Who was Kansi and why did he kill the two CIA operatives? The answers are still not clear. Some have suggested that he was an Iranian agent; others say he was a CIA operative betrayed by the men who later became his victims. The big question is how he got into the US and how he got out despite a full alert. His Pakistani passport had expired in March 1992 and according to Pakistani officials had not been renewed. What did he travel on? Aimal Kansi's life in the US also had its mysterious aspects. On arrival in March 1991 - on a business visa - he sought asylum, claiming that he was persecuted in Pakistan for supporting the Balochi separatist cause. Not only did he get permission to stay but also got a job with Excel Courier Inc. on a salary of $700 a week, an unusual windfall for one with limited qualification. The company is owned by Chris Marchetti, son of Victor Marchetti, a former CIA official who had once been an aide to its Director, Richard Helms. The Kansi family lives in Quetta, a city from where the CIA had engaged in covert operations during the Afghan war years. Apart from anything else, the Kansi case suggests that there is a network within the US capable of helping men like Kansi to flee justice after committing a heinous crime.

Fugitive at Large

Kansi is reported to have flown to Karachi from Washington D.C., and from there to his home town, Quetta, the capital of the Balochistan Province in Pakistan. In Quetta, he went home, had a meal with his family, and subsequently disappeared without an apparent trace. From time to time he was reported to have been spotted but nobody could get a fix on him. In 1994 January, a Pakistani correspondent claimed that he had met Kansi in Sehwan in Sindh. The correspondent, who happened to be in Sehwan for a visit, saw a clean-shaven, fair and tall person and said he recognised him immediately as Aimal Kansi. Pictures of Kansi have appeared on wanted posters all over the world. Between puffs of hashish, the person said that he was in the transport business in Karachi; but refused to give his residential address in that city. Kansi was apparaently very impressed by the quality of the hashish available in Sehwan. After this chance encounter Kansi disappeared from the hotel and was never seen again.

The Arrest

According to the Washington Post, "Government officials said U.S. investigators, working with Pakistani military and intelligence officials, launched at least one operation to lure Kansi across the mountain passes from Afghanistan into a trap. In the end, judging from the FBI's and CIA's statement saying that "Afghan individuals" had delivered up Kansi, it appeared on Tuesday night that word of a rich reward for Kansi's capture had reached a tribal leader in Afghanistan.

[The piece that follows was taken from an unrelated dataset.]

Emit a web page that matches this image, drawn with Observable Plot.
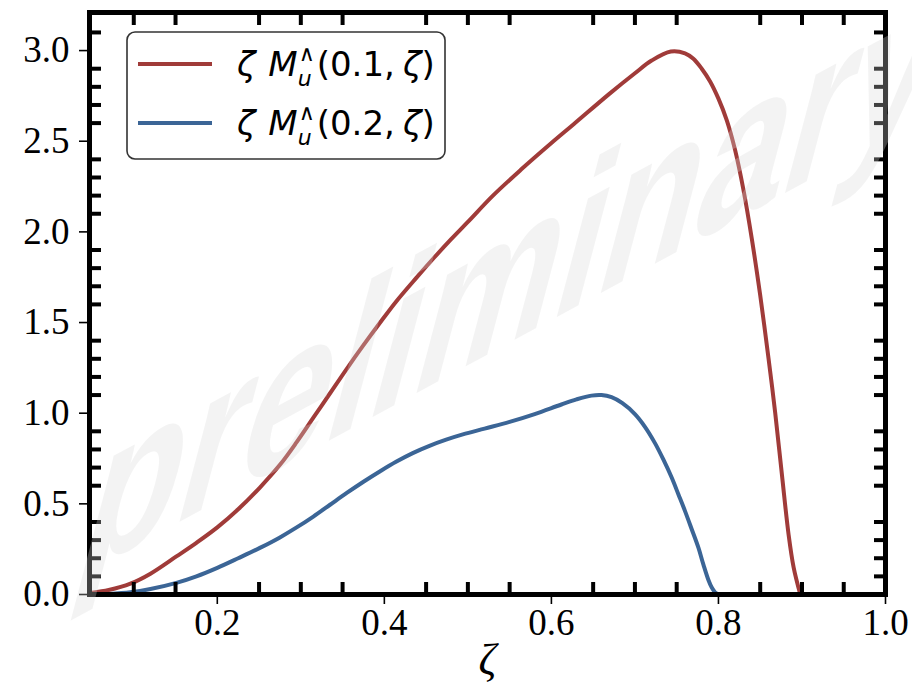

"Federal investigators have said in interviews over the last three years that they still do not know the source of the rage against the United States. They said it might have to do with the death of his father, or his uncle -- a Pakistani government official killed in an 1984 ambush in Quetta -- or a friend who had fought with the CIA-backed rebels in Afghanistan. But they noted that Kansi is a member of the Pathan tribe, which flourishes on both sides of the Kyhber Pass linking Pakistan and Afghanistan, and that an old Pathan saying states that 100 years is too short a time to wait for revenge."